Die Uefa hat entschieden: Der serbische und der albanische Verband müssen je 120 000 Franken Busse zahlen. Punkte kriegt niemand. Wir klären die wichtigsten Fragen.
Als im EM-Qualifikationsspiel zwischen Serbien und Albanien eine Drohne, an der eine Flagge «Grossalbaniens» befestigt ist, über das Stadion kreist, eskaliert die Lage. Albanische Spieler attackieren Stefan Mitrovic, der die Flagge zu Boden reisst. In der Folge stürmen Zuschauer den Platz, schlagen auf die albanischen Fussballer ein, die sich in die Stadionkatakomben retten. Laut Burim Kukeli werden die Albaner dort auch vom Sicherheitspersonal angegriffen (siehe Nachgefragt). Der englische Schiedsrichter Martin Atkinson unterbricht die Partie, will nach Absprache mit dem Uefa-Delegierten das Stadion räumen lassen und das Spiel dann wieder aufnehmen. Die albanische Nationalmannschaft weigert sich jedoch. Die Partie wird daraufhin abgebrochen.
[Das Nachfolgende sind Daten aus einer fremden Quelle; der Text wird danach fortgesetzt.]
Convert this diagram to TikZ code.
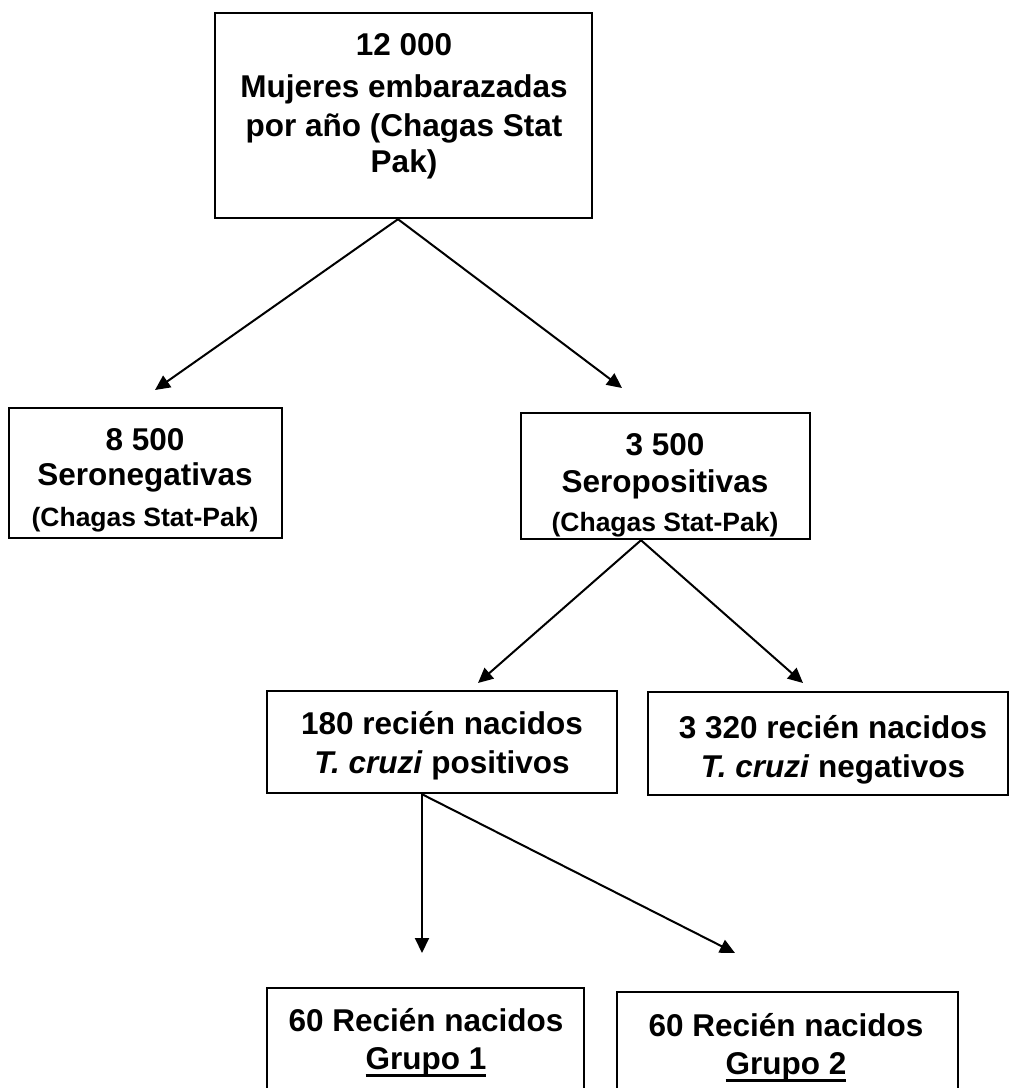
\documentclass[tikz,border=0pt]{standalone}
\usepackage{fontspec}
\setmainfont{Liberation Sans}
\usetikzlibrary{arrows.meta,fit}
\newcommand\myul[1]{\setbox0\hbox{#1}\rlap{\rule[-3.75pt]{\wd0}{1.5pt}}\box0}
\begin{document}
\begin{tikzpicture}[x=0.5pt,y=-0.5pt,
  box/.style={draw, line width=1.2pt, inner sep=0pt},
  lbl/.style={anchor=base, inner sep=0pt, font=\fontsize{15.75}{18}\selectfont\bfseries},
  sml/.style={anchor=base, inner sep=0pt, font=\fontsize{13.25}{15}\selectfont\bfseries},
  arr/.style={line width=1pt, -{Triangle[length=7.5pt,width=7pt]}}]
\useasboundingbox (0,0) rectangle (1010,1088);
\clip (0,0) rectangle (1010,1088);

% boxes
\node[box, fit={(215,13)(592,218)}] (top) {};
\node[box, fit={(9,408)(282,538)}] (neg) {};
\node[box, fit={(521,413)(810,539)}] (pos) {};
\node[box, fit={(267,691)(617,793)}] (tpos) {};
\node[box, fit={(648,692)(1008,795)}] (tneg) {};
\node[box, fit={(267,988)(584,1120)}] (g1) {};
\node[box, fit={(617,992)(958,1120)}] (g2) {};

% texts
\node[lbl] (top1) at (404,55) {12 000};
\node[lbl] (top2) at (404,97) {Mujeres embarazadas};
\node[lbl] (top3) at (404,136) {por año (Chagas Stat};
\node[lbl] (top4) at (404,172) {Pak)};

\node[lbl] (neg1) at (145,450) {8 500};
\node[lbl] (neg2) at (145,485) {Seronegativas};
\node[sml] (neg3) at (145,526) {(Chagas Stat-Pak)};

\node[lbl] (pos1) at (665,455) {3 500};
\node[lbl] (pos2) at (665,492) {Seropositivas};
\node[sml] (pos3) at (665,531) {(Chagas Stat-Pak)};

\node[lbl] (tpos1) at (442,734) {180 recién nacidos};
\node[lbl] (tpos2) at (442,773) {\textit{T. cruzi} positivos};

\node[lbl] (tneg1) at (833,738) {3 320 recién nacidos};
\node[lbl] (tneg2) at (833,777) {\textit{T. cruzi} negativos};

\node[lbl] (g1a) at (426,1031) {60 Recién nacidos};
\node[lbl] (g1b) at (426,1069) {\myul{Grupo 1}};

\node[lbl] (g2a) at (786,1036) {60 Recién nacidos};
\node[lbl] (g2b) at (786,1074) {\myul{Grupo 2}};

% arrow ends
\coordinate (aL) at (155,390);
\coordinate (aR) at (622,388);
\coordinate (bL) at (478,683);
\coordinate (bR) at (803,683);
\coordinate (cD) at (422,953);
\coordinate (cR) at (735,953);

\draw[arr] ([xshift=-2.75pt]top.south) -- (aL);
\draw[arr] ([xshift=-2.75pt]top.south) -- (aR);
\draw[arr] ([xshift=-12.25pt]pos.south) -- (bL);
\draw[arr] ([xshift=-12.25pt]pos.south) -- (bR);
\draw[arr] ([xshift=-10pt]tpos.south) -- (cD);
\draw[arr] ([xshift=-10pt]tpos.south) -- (cR);
\end{tikzpicture}
\end{document}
Das Spiel geht 3:0 Forfait zu Gunsten von Serbien aus, den Serben werden aber drei Punkte abgezogen. Beide Verbände werden mit einer Busse von 120 000 Franken bestraft. Zudem muss Serbien die beiden nächsten Heimspiele der EM-Qualifikation ohne Zuschauer bestreiten. Die Verbände können Berufung einlegen.
«Der Entscheid ist merkwürdig und inakzeptabel. Der albanische Verband wird Rekurs einlegen, um drei Punkte für einen Sieg zu erhalten», sagt Ilir Shulku, der Sekretär des albanischen Verbandes. Auch Serbiens Nationaltrainer Dick Advocaat zeigte sich mit dem Urteil nicht zufrieden: «Die Entscheidung ist eigenartig. Für die Albaner ist es gut gelaufen. Sie wollten nicht weiterspielen. Ich habe den Eindruck, dass jemand nicht möchte, dass Serbien an der EM teilnimmt.»
Die ausgesprochenen Strafen sind äusserst fragwürdig. Warum wird der serbische Verband mit einem 3:0 belohnt, von dem er wegen des Punkteabzugs gleichwohl nichts hat? Was haben sich die albanischen Fussballer zuschulden kommen lassen, um das Spiel 0:3 zu verlieren? Die Uefa hätte härter durchgreifen müssen, den Gastgeber Serbien, dessen Sicherheitspersonal auf albanische Spieler eingeprügelt hat, gar von der EM-Qualifikation ausschliessen können. Denn die Serben stehen seit einem Vorfall im Oktober 2010, als Hooligans in Italien randaliert hatten, bereits unter Beobachtung.
Die Uefa hat in Absprache mit den Verbänden keine Gästefans zugelassen. Aber sie hat es verpasst, die brisante Paarung bereits vor der Auslosung zu verhindern. Bei anderen heiklen Duellen macht sie das nämlich. Russland konnte nicht auf Georgien treffen. Auch die Paarungen Aserbaidschan - Armenien und Spanien - Georgien hat sie vorsorglich verhindert.
Die Uefa kann nicht verhindern, dass der «Fussballkrieg» zwischen Serbien und Albanien politisch ausgeschlachtet wird. Nirgendwo in Europa ist die Symbiose Fussball und Nationalismus so verhärtet wie auf dem politischen Minenfeld Balkan. Selbst drakonischere Strafen – etwa der Ausschluss beider Länder aus der Europameisterschaft 2016 – können eine in Jahrzehnten gewachsene Feindschaft nicht beenden, eher noch vertiefen.
Die Uefa hat sich bislang nicht zum Rückspiel geäussert, das am 8. Oktober 2015 in Albanien stattfinden soll. Ein Spiel auf neutralem Terrain erscheint am Vernünftigsten, doch welches Land möchte die grossen Sicherheitsvorkehrungen, die das Duell mit sich bringt, freiwillig auf sich nehmen? Und ist es fair, dass die Albaner nach Belgrad reisen mussten, die Serben aber nicht nach Tirana? Auch nach dem Uefa-Urteil bleiben noch viele Fragen offen.
Serbien - Albanien 3:0 Forfait.
* Serbien wurden von der Uefa drei Punkte abgezogen. Gegen das Urteil können Serbien und Albanien Berufung einlegen.